1. Digital call-to-actions

Brands still spend a lot of money on print ads. However, digital interactions enable retailers to connect with customers. QR codes bridge the gap between the virtual and physical shopping experience.

Retailers can link QR codes directly to their website’s landing page to give details about the products showcased in their ads. Brands can even include more engaging content like video clips or interactive brochures. Deploying QR codes boosts calls to action (CTA) and elevates the customer experience.

2. First-party data 

Although 85% of consumers want brands to only use first-party data, over 80% of companies still rely on third-party cookies. Retailers need to make a change — and soon. Firefox and Safari have already blocked access to third-party cookies, and Google Chrome will do the same in 2023. 

The soon-to-be-phased-out third-party data doesn’t allow brands to build direct customer relationships. Consumers are much more aware of how companies use their data and expect more robust privacy protection. Brands embracing first-party data build trust, enhance personalisation, and develop deeper customer connections. 
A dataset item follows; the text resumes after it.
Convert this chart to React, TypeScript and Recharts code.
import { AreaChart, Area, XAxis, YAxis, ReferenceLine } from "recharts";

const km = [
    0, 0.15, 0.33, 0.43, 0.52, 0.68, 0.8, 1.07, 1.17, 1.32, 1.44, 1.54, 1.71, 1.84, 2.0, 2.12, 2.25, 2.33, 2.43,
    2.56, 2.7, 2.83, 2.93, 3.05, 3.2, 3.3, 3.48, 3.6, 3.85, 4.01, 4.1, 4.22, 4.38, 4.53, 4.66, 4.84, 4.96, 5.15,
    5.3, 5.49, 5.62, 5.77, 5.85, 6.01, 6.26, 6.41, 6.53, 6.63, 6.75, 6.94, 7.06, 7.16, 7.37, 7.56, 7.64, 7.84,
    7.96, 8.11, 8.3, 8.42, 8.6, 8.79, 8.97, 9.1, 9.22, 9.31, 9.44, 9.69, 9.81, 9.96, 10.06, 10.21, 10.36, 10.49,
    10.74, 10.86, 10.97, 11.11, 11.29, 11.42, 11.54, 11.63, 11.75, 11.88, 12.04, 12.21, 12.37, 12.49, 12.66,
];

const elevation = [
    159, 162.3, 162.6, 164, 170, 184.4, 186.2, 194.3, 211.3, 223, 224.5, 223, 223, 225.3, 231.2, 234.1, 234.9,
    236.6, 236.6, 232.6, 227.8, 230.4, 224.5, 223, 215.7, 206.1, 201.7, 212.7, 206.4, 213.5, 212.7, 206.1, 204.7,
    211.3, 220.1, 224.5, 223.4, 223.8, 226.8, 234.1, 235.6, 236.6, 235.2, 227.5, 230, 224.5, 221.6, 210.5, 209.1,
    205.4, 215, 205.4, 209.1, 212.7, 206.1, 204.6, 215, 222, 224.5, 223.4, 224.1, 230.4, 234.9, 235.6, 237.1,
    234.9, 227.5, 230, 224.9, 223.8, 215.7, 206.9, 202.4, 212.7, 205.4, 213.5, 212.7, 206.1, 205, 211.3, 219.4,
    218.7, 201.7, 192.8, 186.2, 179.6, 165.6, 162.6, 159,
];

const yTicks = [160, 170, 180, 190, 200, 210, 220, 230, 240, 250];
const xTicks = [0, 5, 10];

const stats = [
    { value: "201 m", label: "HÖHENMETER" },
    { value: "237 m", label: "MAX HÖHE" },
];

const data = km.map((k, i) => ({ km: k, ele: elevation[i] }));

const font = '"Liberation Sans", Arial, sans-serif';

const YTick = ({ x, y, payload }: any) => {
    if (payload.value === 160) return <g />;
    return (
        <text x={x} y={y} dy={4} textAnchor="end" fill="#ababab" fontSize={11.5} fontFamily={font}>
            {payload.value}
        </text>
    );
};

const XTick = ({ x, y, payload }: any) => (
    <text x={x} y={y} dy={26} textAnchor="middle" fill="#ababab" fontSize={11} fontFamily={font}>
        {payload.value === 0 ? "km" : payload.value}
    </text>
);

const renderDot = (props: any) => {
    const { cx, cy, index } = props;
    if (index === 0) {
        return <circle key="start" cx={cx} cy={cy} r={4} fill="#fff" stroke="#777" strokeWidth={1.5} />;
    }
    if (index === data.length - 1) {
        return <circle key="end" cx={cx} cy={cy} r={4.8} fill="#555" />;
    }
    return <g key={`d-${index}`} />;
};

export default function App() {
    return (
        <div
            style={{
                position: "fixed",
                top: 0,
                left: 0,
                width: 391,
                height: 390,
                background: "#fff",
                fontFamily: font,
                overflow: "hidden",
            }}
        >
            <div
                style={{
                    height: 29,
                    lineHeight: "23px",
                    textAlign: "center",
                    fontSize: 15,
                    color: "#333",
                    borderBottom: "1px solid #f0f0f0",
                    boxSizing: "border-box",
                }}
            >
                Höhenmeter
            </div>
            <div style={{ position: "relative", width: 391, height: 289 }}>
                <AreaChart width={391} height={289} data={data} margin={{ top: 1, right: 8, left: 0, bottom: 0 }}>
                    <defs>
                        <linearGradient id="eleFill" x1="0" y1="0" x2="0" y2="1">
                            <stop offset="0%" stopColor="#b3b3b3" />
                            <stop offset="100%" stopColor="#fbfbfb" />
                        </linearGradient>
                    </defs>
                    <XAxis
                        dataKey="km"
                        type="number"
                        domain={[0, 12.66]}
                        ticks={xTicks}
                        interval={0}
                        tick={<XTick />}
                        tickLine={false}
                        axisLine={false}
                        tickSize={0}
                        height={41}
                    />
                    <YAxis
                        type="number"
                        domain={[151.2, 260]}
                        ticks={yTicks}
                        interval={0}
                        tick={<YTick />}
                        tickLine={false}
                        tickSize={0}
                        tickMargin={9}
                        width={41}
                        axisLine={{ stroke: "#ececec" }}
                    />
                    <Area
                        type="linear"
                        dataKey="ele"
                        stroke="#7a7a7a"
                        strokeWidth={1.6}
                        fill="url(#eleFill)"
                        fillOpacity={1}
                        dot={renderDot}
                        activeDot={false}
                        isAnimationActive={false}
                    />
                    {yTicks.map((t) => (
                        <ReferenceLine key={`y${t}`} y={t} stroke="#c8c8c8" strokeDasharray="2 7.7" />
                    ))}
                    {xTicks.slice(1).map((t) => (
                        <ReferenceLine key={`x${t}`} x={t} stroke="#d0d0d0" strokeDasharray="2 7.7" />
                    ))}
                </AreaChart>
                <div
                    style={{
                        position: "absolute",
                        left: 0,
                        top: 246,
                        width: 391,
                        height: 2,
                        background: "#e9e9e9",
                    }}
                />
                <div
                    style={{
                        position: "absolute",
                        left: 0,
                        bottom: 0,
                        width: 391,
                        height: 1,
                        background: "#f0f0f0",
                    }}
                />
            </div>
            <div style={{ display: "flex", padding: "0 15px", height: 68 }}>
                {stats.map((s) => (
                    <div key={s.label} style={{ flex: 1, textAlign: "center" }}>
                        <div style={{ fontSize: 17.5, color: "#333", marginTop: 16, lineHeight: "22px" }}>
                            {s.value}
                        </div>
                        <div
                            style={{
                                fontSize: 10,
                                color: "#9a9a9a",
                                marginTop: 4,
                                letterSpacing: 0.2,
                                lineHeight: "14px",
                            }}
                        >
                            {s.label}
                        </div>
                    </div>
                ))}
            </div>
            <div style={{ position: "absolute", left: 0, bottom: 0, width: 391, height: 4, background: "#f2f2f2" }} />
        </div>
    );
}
With first-party data, retailers gain and use insights into customers’ preferences to curate a personalised shopping experience. To obtain first-party data, retailers can put QR codes on product packaging, inviting consumers to scan it after purchase and requesting email addresses to send coupons, offers and other targeted information. Adding QR codes to marketing campaigns also allows revenue teams to analyse and track the number of scans to more accurately measure campaign success. 

3. Geofencing

Proximity marketing, like geofencing, gives retailers a leg up on the competition. This marketing strategy combines the reach of mobile devices with location-based technology to reach customers at the right place and time.

When retailers create a geofence around their stores’ perimeters, customers receive location-based alerts (if they’ve opted-in for push notifications) whenever they enter the designated area. Geofencing is a cost-effective way for retailers to court customers without having to purchase radio, TV or magazine ads. Retailers also build loyalty with personalised messages and offers that make customers want to drop in and shop at their stores. 

4. Augmented reality 

Augmented reality (AR) elevates the retailer shopping experience for products like furniture and wall paint not easily tested within store premises. IKEA already experiments with AR technology. The furniture retail giant’s app allows customers to digitally add furniture to their existing room to see how it looks in their homes. Shoppers can verify whether certain pieces are the right fit for their space virtually. Gone is the hassle of buying, assembling and disassembling items that didn’t work after all.

By 2025, nearly 75% of people and almost all smartphone users will use AR regularly. Since consumers unlock most AR experiences with their smartphones, the next logical step for brands includes combining AR with QR codes. Just one quick scan of a QR code opens the door to these immersive experiences. AR QR codes allow retailers to offer their customers virtual try-ons, games and product visualisation in the real world. This pairing elevates consumer engagement and their shopping experience. 

Retailers have three goals: generating sales and establishing — and maintaining — their brand identity. To continue growing and achieving those goals requires keeping up with modern technologies. Retailers must invest in emerging digital trends designed to attract new customers and website visitors in 2023.